Experimental study of hydrodynamics in a cold model of a conical reactor for sawdust gasification using random process theory

During the work, a flat cold model of a gas generator was studied, including an air inlet area, a conical section with an opening angle of $38^\circ$, a rectangular section measuring $500\times20$ mm, and an outlet connected to a filter. The unit is equipped with a video surveillance system for dispersed flow and pressure sensors, with digital recording for subsequent statistical analysis. The experiments were carried out with different sawdust fractions ($0.1$–$0.25$ mm; $0.25$–$0.5$ mm; $0.5$–$0.8$ mm; $0.8$–$1.0$ mm; $1.0$–$1.25$ mm; $1.25$–$1.6$ mm) and their mixtures, with an initial layer height of $50$ mm. The air velocity at the inlet varied from $0.4$ to $5.4$ m/s, with each experiment lasting $40$ seconds. The results showed that at low velocities ($0.4$–$1.9$ m/s), the material is in a stable flowing mode with main pressure pulsation frequencies of $3$–$5$ Hz.

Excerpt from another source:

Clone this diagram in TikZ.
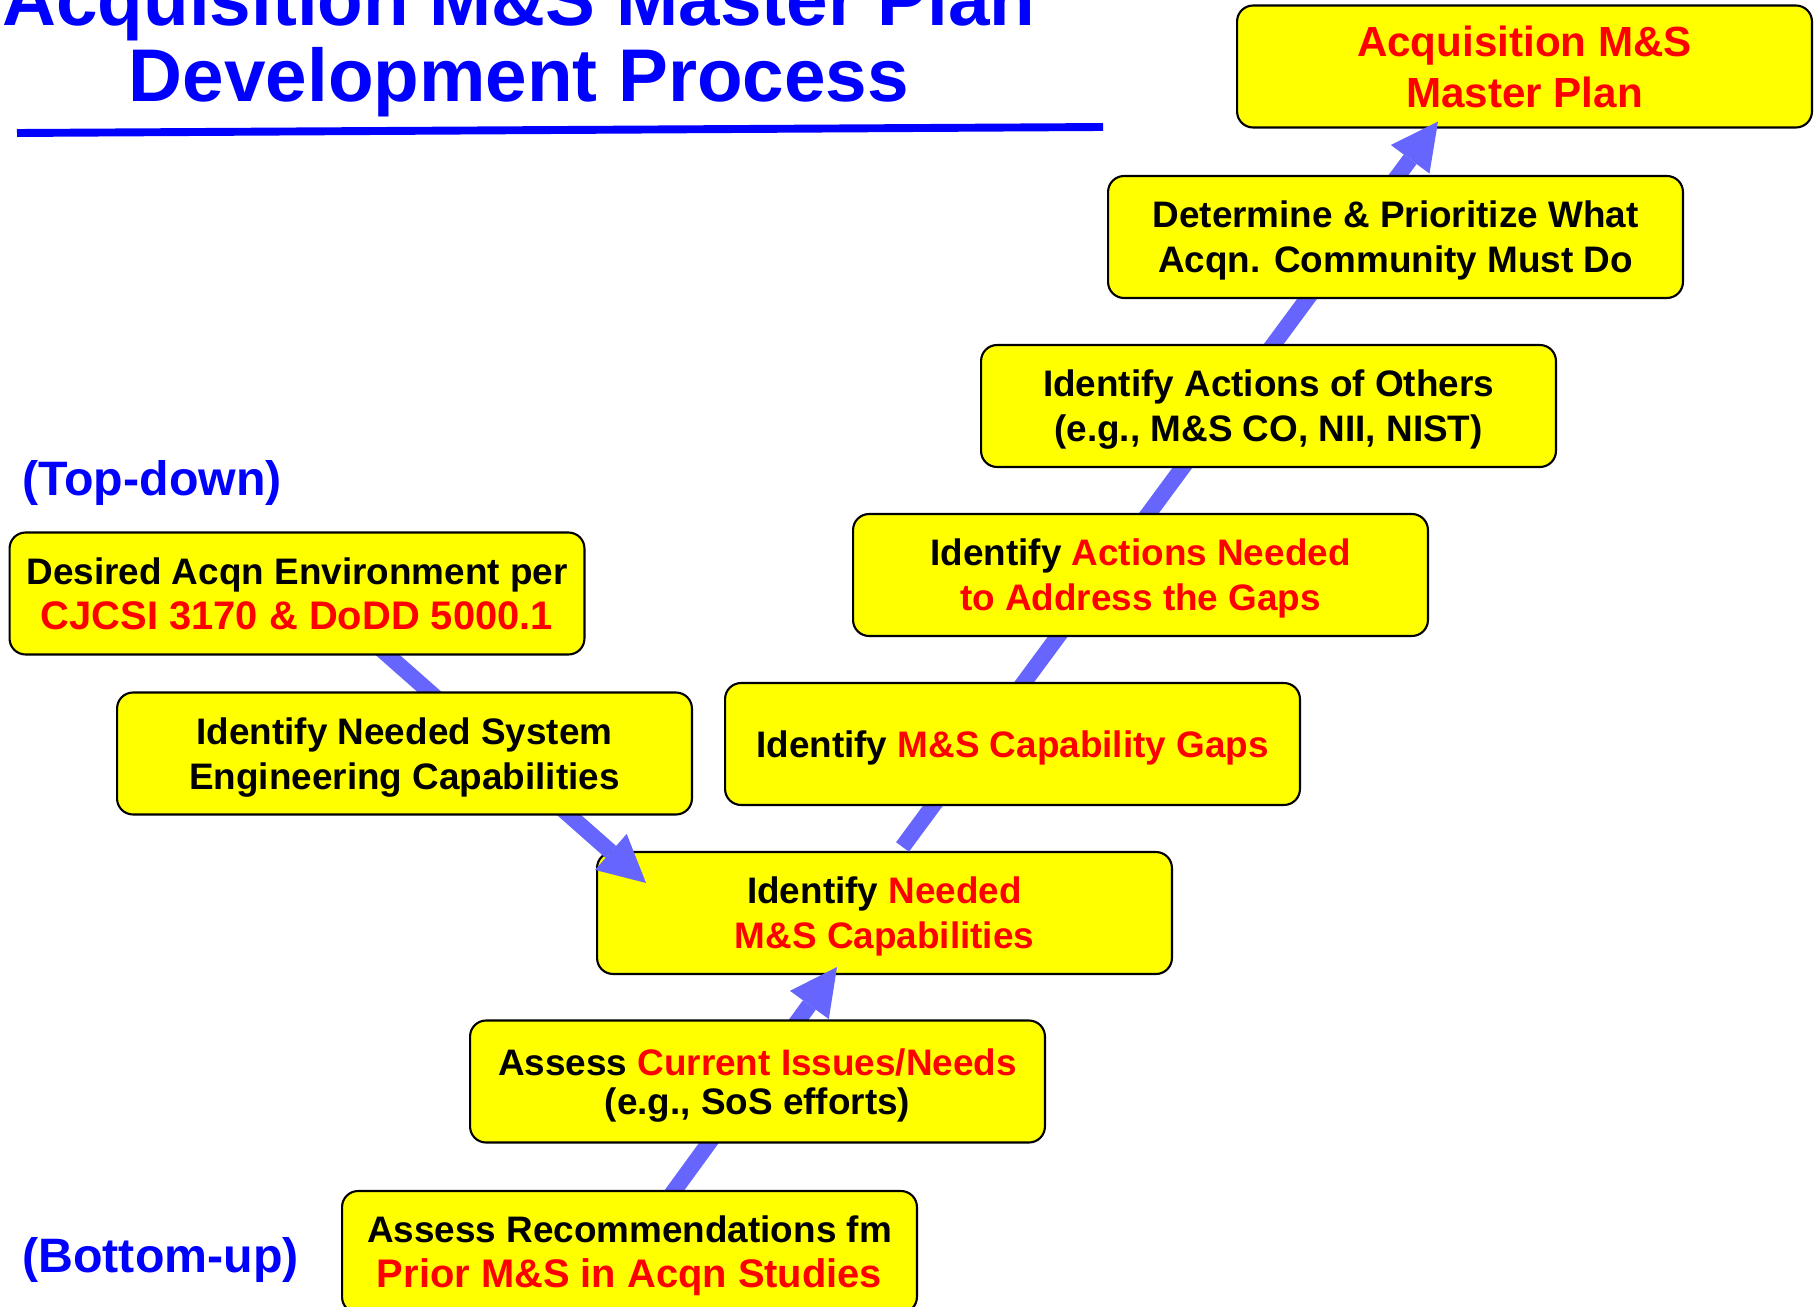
\documentclass[tikz,border=0pt]{standalone}
\usepackage{fontspec}
\setmainfont{Liberation Sans}
\usetikzlibrary{arrows.meta,calc}
\pgfdeclarelayer{back}
\pgfdeclarelayer{mid}
\pgfsetlayers{back,mid,main}
\definecolor{flowblue}{RGB}{102,102,255}
\definecolor{boxyellow}{RGB}{255,255,0}
\definecolor{hlred}{RGB}{255,0,0}
\definecolor{titleblue}{RGB}{0,0,255}
\tikzset{
    box/.style={draw=black,line width=1.2pt,fill=boxyellow,rounded corners=0.32cm,
        minimum width=11.5cm,minimum height=2.44cm,align=center,inner sep=0pt,
        text depth=0pt,font=\fontsize{21}{25.6}\selectfont\bfseries},
    flow/.style={flowblue,line width=9.1pt,
        -{Triangle[width=27.3pt,length=26.7pt,line width=0pt]}},
    side/.style={titleblue,anchor=base west,inner sep=0pt,font=\fontsize{27.5}{32}\selectfont\bfseries},
    heading/.style={titleblue,anchor=base,font=\fontsize{42.5}{50}\selectfont\bfseries},
}
\newcommand{\hl}[1]{\textcolor{hlred}{#1}}
\newcommand{\bigred}[1]{{\fontsize{22.7}{25.6}\selectfont\textcolor{hlred}{#1}}}

\begin{document}
\begin{tikzpicture}[x=0.02cm,y=-0.02cm]
    \useasboundingbox (0,0) rectangle (1814,1307);
    % title
    \node[heading] (title1) at (519,26) {Acquisition M\&S Master Plan};
    \node[heading] (title2) at (519,102) {Development Process};
    \draw[titleblue,line width=4.5pt] (17,133) -- (1103,127);
    \node[side] (topdown) at (22,495) {(Top-down)};
    \node[side] (bottomup) at (22,1272) {(Bottom-up)};
    % the steps
    \node[box] (prioritize) at (1395.5,237) {Determine \& Prioritize What\\Acqn. Community Must Do};
    \node[box] (others) at (1268.5,406) {Identify Actions of Others\\(e.g., M\&S CO, NII, NIST)};
    \node[box] (actions) at (1140.5,575) {Identify \hl{Actions Needed}\\\hl{to Address the Gaps}};
    \node[box] (gaps) at (1012.5,744) {Identify \hl{M\&S Capability Gaps}};
    \node[box,font=\fontsize{21}{22.2}\selectfont\bfseries] (issues) at (757.5,1081.5) {Assess \hl{Current Issues/Needs}\\(e.g., SoS efforts)};
    \node[box] (assessrec) at (629.5,1252) {Assess Recommendations fm\\\bigred{Prior M\&S in Acqn Studies}};
    \node[box] (desired) at (297,593.5) {Desired Acqn Environment per\\\bigred{CJCSI 3170 \& DoDD 5000.1}};
    \node[box] (syseng) at (404.5,753.5) {Identify Needed System\\Engineering Capabilities};
    % targets go below the arrows, the arrows below the rest
    \begin{pgfonlayer}{back}
        \node[box,font=\fontsize{24}{29}\selectfont\bfseries,text=hlred] (plan) at (1524.5,66.5) {Acquisition M\&S\\Master Plan};
        \node[box] (needms) at (884.5,913) {Identify \hl{Needed}\\\hl{M\&S Capabilities}};
    \end{pgfonlayer}
    \begin{pgfonlayer}{mid}
        \draw[flow] ($(desired.center)+(21,0)$) -- ($(needms.north west)+(50,32)$);
        \draw[flow] (assessrec.center) -- ($(needms.south west)+(241,-8)$);
        \draw[flow] ($(needms.north)+(18,-4)$) -- ($(plan.south west)+(202,-7)$);
    \end{pgfonlayer}
\end{tikzpicture}
\end{document}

An increase in speed leads to a transition to unstable pseudo-fluidisation: the fluctuations range expands to $0.5$–$8$ Hz, and at even higher air flow rates, the layer transitions to a rarefied mode with a predominance of low frequencies (about $2$ Hz). Smaller fractions ($0.1$–$0.8$ mm) lose stability more quickly, while larger particles ($0.8$–$1.6$ mm) remain stable for longer. Spectral analysis of pressure pulsations at heights of $30$ and $200$ mm shows a noticeable change in the root-mean-square deviation of fluctuations in height, with the upper level reacting more strongly to an increase in speed. According to the distribution of static pressure by height, it has been established that the volume concentration of particles in the zone $30$–$50$ mm above the grid reaches $30\%$. With a further increase in air flow, the layer is washed upward, particle clusters form in areas distant from the diffuser inlet, and the volumetric concentration of particles decreases significantly. The obtained results allow to predict the dynamic behaviour of beds of different dispersibility and contribute to the development of effective gasification processes.